Netflix often doesn't worry about ratings of the preceeding series. Especially in a case like this, announcing a Season 3 before Season 2 shows their confidence in the quality of season 2, which is a good message to project to consumers
Plus, I'm sure the cost to produce Love is much cheaper than most other Netflix shows. No major actors, no crazy special effects or anything, episodes are only 25-30 minutes, etc.
people are gonna watch it off of Judd's name alone, plus that's more content they get to have in their library for people to stumble on forever, as opposed to movies which are dying at an alarming rate globally (or on netflix)
I agree, but unfortunately, the reason Season 3 of Bloodline will be its last (on Netflix anyway) is because of how much the cost is increasing now that they don't have the Florida tax break compared to how well received its been. So they still have to weigh cost vs ratings (or however they measure it) in some aspect.

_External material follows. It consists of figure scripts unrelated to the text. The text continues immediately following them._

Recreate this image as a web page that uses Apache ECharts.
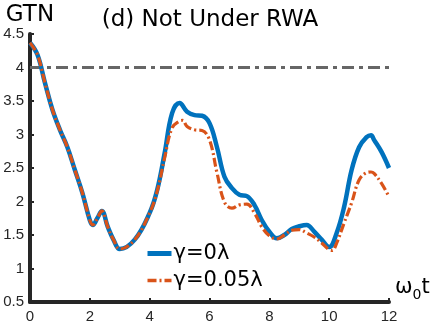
<!DOCTYPE html>
<html>
<head>
<meta charset="utf-8">
<script src="https://cdn.jsdelivr.net/npm/echarts@6/dist/echarts.min.js"></script>
<style>
  html, body { margin: 0; padding: 0; background: #fff; }
  #main { width: 436px; height: 327px; }
</style>
</head>
<body>
<div id="main"></div>
<script>
// ω0 t 取样点
var tBlue = [0, 0.25, 0.5, 0.75, 1, 1.25, 1.5, 1.75, 2, 2.1, 2.25, 2.4, 2.6, 2.8, 3, 3.5, 4, 4.25, 4.5, 4.75, 5, 5.25, 5.5, 5.75, 6, 6.25, 6.5, 6.75, 7, 7.25, 7.5, 7.75, 8, 8.25, 8.5, 8.75, 9, 9.25, 9.5, 9.75, 10, 10.25, 10.5, 10.75, 11, 11.25, 11.4, 11.5, 11.75, 12];
var gtnBlue = [4.37, 4.19, 3.77, 3.37, 3.07, 2.81, 2.47, 2.13, 1.72, 1.65, 1.75, 1.86, 1.62, 1.42, 1.29, 1.43, 1.83, 2.17, 2.72, 3.32, 3.47, 3.34, 3.29, 3.28, 3.17, 2.81, 2.37, 2.2, 2.1, 2.08, 1.95, 1.72, 1.55, 1.45, 1.5, 1.59, 1.63, 1.65, 1.55, 1.43, 1.32, 1.53, 1.92, 2.47, 2.81, 2.96, 2.99, 2.92, 2.74, 2.5];
var tRed = [0, 0.25, 0.5, 0.75, 1, 1.25, 1.5, 1.75, 2, 2.1, 2.25, 2.4, 2.6, 2.8, 3, 3.5, 4, 4.25, 4.5, 4.75, 5, 5.1, 5.25, 5.5, 5.75, 6, 6.25, 6.5, 6.75, 7, 7.25, 7.5, 7.75, 8, 8.25, 8.5, 8.75, 9, 9.25, 9.5, 9.75, 10, 10.1, 10.25, 10.5, 10.75, 11, 11.25, 11.4, 11.5, 11.75, 12];
var gtnRed = [4.37, 4.19, 3.77, 3.37, 3.07, 2.81, 2.47, 2.13, 1.72, 1.65, 1.75, 1.86, 1.62, 1.42, 1.29, 1.43, 1.83, 2.15, 2.65, 3.1, 3.2, 3.21, 3.12, 3.07, 3.06, 2.92, 2.43, 1.99, 1.9, 1.95, 1.96, 1.83, 1.62, 1.49, 1.44, 1.5, 1.57, 1.58, 1.53, 1.47, 1.38, 1.28, 1.27, 1.38, 1.68, 1.98, 2.32, 2.43, 2.44, 2.42, 2.27, 2.07];
var refLineX = [0, 12];
var refLineY = [4, 4];
var legendNames = ['γ=0λ', 'γ=0.05λ'];

function pairs(xs, ys) {
    var out = [];
    for (var i = 0; i < xs.length; i++) out.push([xs[i], ys[i]]);
    return out;
}

var chart = echarts.init(document.getElementById('main'));
var axisColor = '#262626';
var font = 'Liberation Sans';
var wide = 'DejaVu Sans';

var option = {
    animation: false,
    title: {
        text: '(d) Not Under RWA',
        left: 205, top: 4, textAlign: 'center',
        textStyle: { fontFamily: wide, fontSize: 23, fontWeight: 'normal', color: '#000' }
    },
    grid: { left: 30, right: 47, top: 34, bottom: 25 },
    legend: {
        data: [
            { name: legendNames[0], lineStyle: { width: 5 } },
            { name: legendNames[1], lineStyle: { width: 3.5 } }
        ],
        orient: 'vertical',
        left: 140, top: 238,
        itemWidth: 24, itemHeight: 14, itemGap: 6,
        itemStyle: { opacity: 0 },
        textStyle: { fontFamily: wide, fontSize: 21, color: '#000', padding: [0, 0, 0, -3] }
    },
    xAxis: {
        type: 'value', min: 0, max: 12, interval: 2,
        name: '{a|ω}{s|0}{a|t}',
        nameLocation: 'end', nameGap: 6,
        nameTextStyle: {
            verticalAlign: 'bottom',
            rich: {
                a: { fontFamily: wide, fontSize: 21, color: '#000' },
                s: { fontFamily: wide, fontSize: 14, color: '#000', padding: [14, 0, 0, 0] }
            }
        },
        axisLine: { lineStyle: { color: axisColor, width: 4 } },
        axisTick: { inside: true, length: 4, lineStyle: { color: axisColor, width: 2 } },
        axisLabel: { fontFamily: font, fontSize: 15, color: axisColor, margin: 7 },
        splitLine: { show: false }
    },
    yAxis: {
        type: 'value', min: 0.5, max: 4.5, interval: 0.5,
        name: 'GTN',
        nameLocation: 'end', nameGap: 6,
        nameTextStyle: { fontFamily: wide, fontSize: 23, color: '#000', align: 'center' },
        axisLine: { lineStyle: { color: axisColor, width: 4 } },
        axisTick: { inside: true, length: 4, lineStyle: { color: axisColor, width: 2 } },
        axisLabel: { fontFamily: font, fontSize: 15, color: axisColor, margin: 6 },
        splitLine: { show: false }
    },
    series: [
        {
            name: 'ref', type: 'line', data: pairs(refLineX, refLineY), symbol: 'none',
            lineStyle: { color: '#666', width: 3, type: [12, 5, 4, 5] }, z: 1
        },
        {
            name: legendNames[0], type: 'line', data: pairs(tBlue, gtnBlue),
            symbol: 'none', smooth: 0.4,
            lineStyle: { color: '#0072BD', width: 4.5 }, itemStyle: { color: '#0072BD' }, z: 2
        },
        {
            name: legendNames[1], type: 'line', data: pairs(tRed, gtnRed),
            symbol: 'none', smooth: 0.4,
            lineStyle: { color: '#D95319', width: 3.2, type: [9, 3, 2, 3] }, itemStyle: { color: '#D95319' }, z: 3
        }
    ]
};
chart.setOption(option);
</script>
</body>
</html>
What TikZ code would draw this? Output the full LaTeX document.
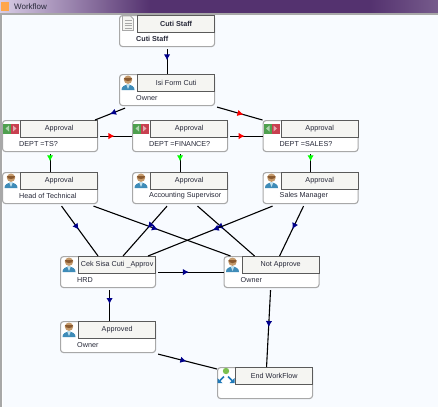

that show is also an exception and not the rule considering it spends per episode money close to (if not more considering the range of some numbers i've seen) game of thrones. love, master of none, hell, probably even stranger things don't spend anywhere near that
bloodline was also fairly critically ignored, in a way none of those other shows really were. what other shows have netflix cancelled within three seasons like that, marco polo and the vampire one? both shows that sucked and critics ignored them bc of that. the network cares more about word of mouth and critical hype than straight up numbers.

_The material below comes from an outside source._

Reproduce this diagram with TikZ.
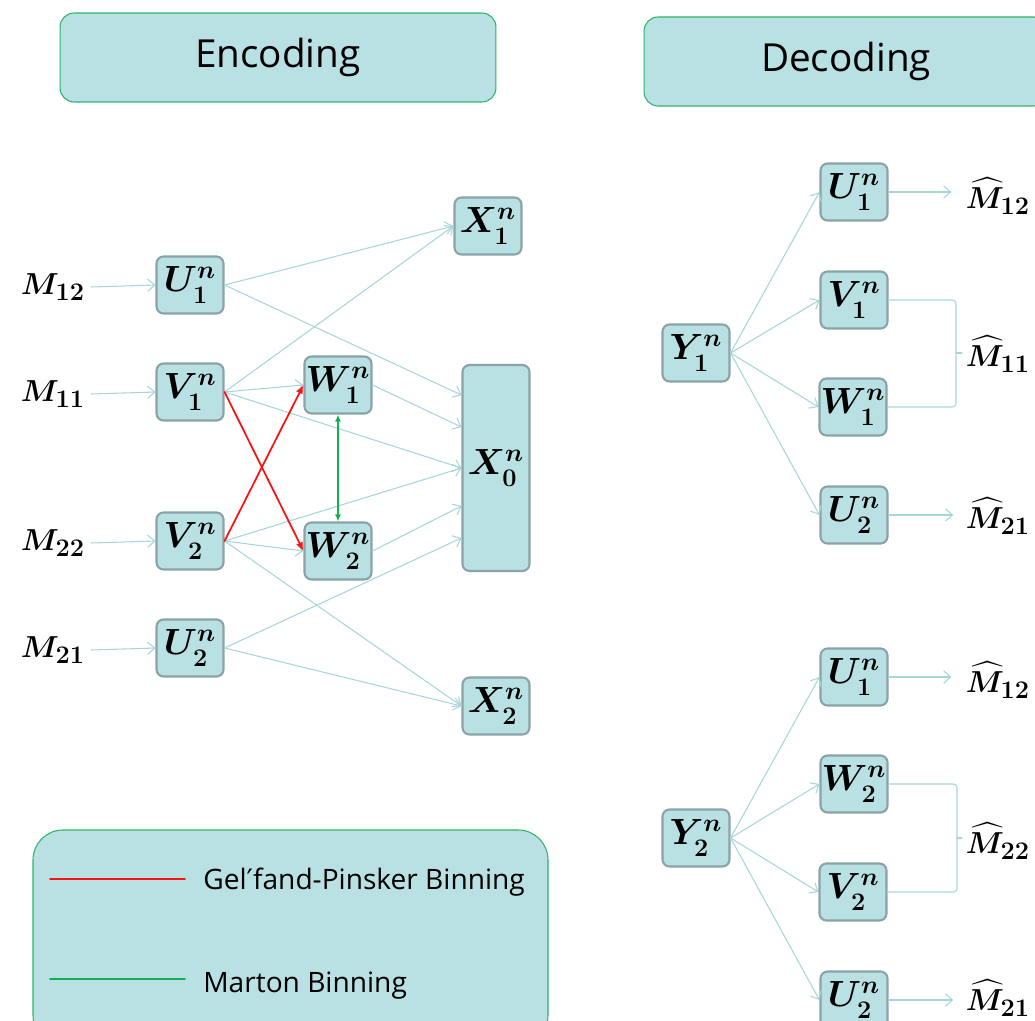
\documentclass[tikz,border=0pt]{standalone}
\usepackage{amsmath}
\usepackage{bm}
\usepackage{fontspec}
\setmainfont{Open Sans}
\newfontfamily\primefont{DejaVu Sans}
\usetikzlibrary{arrows.meta,calc}

\definecolor{boxfill}{HTML}{B9E0E3}
\definecolor{boxline}{HTML}{8AA3A6}
\definecolor{linkcol}{HTML}{A6D6DA}
\definecolor{headline}{HTML}{2EB36A}
\definecolor{gpred}{HTML}{FF1010}
\definecolor{martongreen}{HTML}{12B050}

\begin{document}
\begin{tikzpicture}[line cap=round,line join=round,x=0.02cm,y=-0.02cm,
    var/.style={draw=boxline,fill=boxfill,line width=1.2pt,rounded corners=4pt,
      minimum width=1.34cm,minimum height=1.14cm,inner sep=0pt,font=\fontsize{20}{24}\selectfont\boldmath},
    header/.style={draw=headline,fill=boxfill,line width=0.6pt,rounded corners=8pt,
      minimum height=1.78cm,font=\fontsize{22}{26}\selectfont},
    msg/.style={font=\fontsize{19}{23}\selectfont\boldmath},
    hatlab/.style={font=\fontsize{19}{23}\selectfont\boldmath,anchor=west,inner sep=2pt},
    link/.style={draw=linkcol,line width=0.6pt,-{Straight Barb[length=4pt,width=7pt]}},
    brace/.style={draw=linkcol,line width=0.6pt,rounded corners=2pt},
    gp/.style={draw=gpred,line width=1pt,-{Latex[length=5pt,width=4pt]}},
    marton/.style={draw=martongreen,line width=1pt,{Latex[length=4pt,width=3.5pt]}-{Latex[length=4pt,width=3.5pt]}}]
  \useasboundingbox (0,0) rectangle (1035,1021);
  \clip (0,0) rectangle (1035,1021);

  % Headers
  \node[header,minimum width=8.72cm] (enc) at (278,57.5) {Encoding};
  \node[header,minimum width=8.08cm] (dec) at (846,61.5) {Decoding};

  % Legend
  \draw[draw=headline,fill=boxfill,line width=0.6pt,rounded corners=17pt] (33,830) rectangle (548,1045);
  \draw[draw=gpred,line width=1.1pt] (50,879) -- (185,879);
  \draw[draw=martongreen,line width=1.1pt] (50,979) -- (185,979);
  \node[anchor=base west,inner sep=0pt,font=\fontsize{16}{19}\selectfont] (gptext) at (203,889) {Gel{\primefont ′}fand-Pinsker Binning};
  \node[anchor=base west,inner sep=0pt,font=\fontsize{16}{19}\selectfont] (mtext) at (203,992) {Marton Binning};

  % Encoder: messages
  \node[msg] (m12) at (53,287) {$M_{12}$};
  \node[msg] (m11) at (53,394) {$M_{11}$};
  \node[msg] (m22) at (53,543) {$M_{22}$};
  \node[msg] (m21) at (53,650) {$M_{21}$};

  % Encoder: codewords
  \node[var] (U1) at (190,285) {$U_1^n$};
  \node[var] (V1) at (190,392) {$V_1^n$};
  \node[var] (V2) at (190,541) {$V_2^n$};
  \node[var] (U2) at (190,648) {$U_2^n$};
  \node[var] (W1) at (338,385) {$W_1^n$};
  \node[var] (W2) at (338,551) {$W_2^n$};
  \node[var] (X1) at (488,226) {$X_1^n$};
  \node[var,minimum height=4.12cm] (X0) at (496,468) {$X_0^n$};
  \node[var] (X2) at (496,706) {$X_2^n$};

  \coordinate (x0a) at ($(X0.west)+(0,-73)$);
  \coordinate (x0b) at ($(X0.west)+(0,-41)$);
  \coordinate (x0d) at ($(X0.west)+(0,38)$);
  \coordinate (x0e) at ($(X0.west)+(0,70)$);

  % Encoder: connections
  \draw[link] (m12.east) -- (U1.west);
  \draw[link] (m11.east) -- (V1.west);
  \draw[link] (m22.east) -- (V2.west);
  \draw[link] (m21.east) -- (U2.west);

  \draw[link] (U1.east) -- (X1.west);
  \draw[link] (U1.east) -- (x0a);
  \draw[link] (V1.east) -- (X1.west);
  \draw[link] (V1.east) -- (W1.west);
  \draw[link] (V1.east) -- (X0.west);
  \draw[link] (V2.east) -- (X0.west);
  \draw[link] (V2.east) -- (W2.west);
  \draw[link] (V2.east) -- (X2.west);
  \draw[link] (U2.east) -- (x0e);
  \draw[link] (U2.east) -- (X2.west);
  \draw[link] (W1.east) -- (x0b);
  \draw[link] (W2.east) -- (x0d);

  \draw[gp] (V1.east) -- (W2.west);
  \draw[gp] (V2.east) -- (W1.west);
  \draw[marton] (W1.south) -- (W2.north);

  % Decoder 1
  \node[var] (Y1) at (696,353) {$Y_1^n$};
  \node[var] (dU1) at (854,192) {$U_1^n$};
  \node[var] (dV1) at (854,300) {$V_1^n$};
  \node[var] (dW1) at (853,407) {$W_1^n$};
  \node[var] (dU2) at (854,515) {$U_2^n$};

  \node[hatlab] (h12) at (962,196) {$\widehat{M}_{12}$};
  \node[hatlab] (h11) at (962,354) {$\widehat{M}_{11}$};
  \node[hatlab] (h21) at (962,516) {$\widehat{M}_{21}$};
  \coordinate (b11) at (956,353);

  \draw[link] (Y1.east) -- (dU1.west);
  \draw[link] (Y1.east) -- (dV1.west);
  \draw[link] (Y1.east) -- (dW1.west);
  \draw[link] (Y1.east) -- (dU2.west);
  \draw[link,shorten >=6pt] (dU1.east) -- (dU1.east -| h12.west);
  \draw[link,shorten >=5pt] (dU2.east) -- (dU2.east -| h21.west);
  \draw[brace] (dV1.east) -| (b11) |- (dW1.east);
  \draw[brace] (b11) -- (b11 -| h11.west);

  % Decoder 2
  \node[var] (Y2) at (696,838) {$Y_2^n$};
  \node[var] (eU1) at (854,677) {$U_1^n$};
  \node[var] (eW2) at (854,784) {$W_2^n$};
  \node[var] (eV2) at (853,892) {$V_2^n$};
  \node[var] (eU2) at (854,1000) {$U_2^n$};

  \node[hatlab] (k12) at (962,680) {$\widehat{M}_{12}$};
  \node[hatlab] (k22) at (962,841) {$\widehat{M}_{22}$};
  \node[hatlab] (k21) at (962,998) {$\widehat{M}_{21}$};
  \coordinate (b22) at (957,838);

  \draw[link] (Y2.east) -- (eU1.west);
  \draw[link] (Y2.east) -- (eW2.west);
  \draw[link] (Y2.east) -- (eV2.west);
  \draw[link] (Y2.east) -- (eU2.west);
  \draw[link,shorten >=6pt] (eU1.east) -- (eU1.east -| k12.west);
  \draw[link,shorten >=5pt] (eU2.east) -- (eU2.east -| k21.west);
  \draw[brace] (eW2.east) -| (b22) |- (eV2.east);
  \draw[brace] (b22) -- (b22 -| k22.west);
\end{tikzpicture}
\end{document}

Eh, season 1 of Bloodline was an 80% on rotten tomatoes and both seasons garnered Emmy and Goldeb Globe nominations. I personally loved S1...S2 was OK.
rotten tomatoes is a useless metric. globes are known for picking wacky things for noms/wins. i mean, mozart in the jungle surely isn't one of the best shows on tv, yet it won comedy of the year? the emmy matters, i'll give you that. no actual critics/weekly reviewers for any major pubs seem to like that show other than poking fun at its insanity edit: except mendelsohn's first season performance, which doesn't really save the show itself, but stands alone as great
The Golden Globes aren't any more disconnected from quality as any other awards show, Emmys and Oscars included. I know other awards have more prestige, but they all basically nominate the same middling stuff.
sure, absolutely. but globes are more likely to hop out ahead of other award shows and nominate a show in its first or second season that isn't getting traction elsewhere. it's happened repeatedly, even over the last few years. crazy ex girlfriend, jane the virgin, bloodlines, mozart, transparent, etc.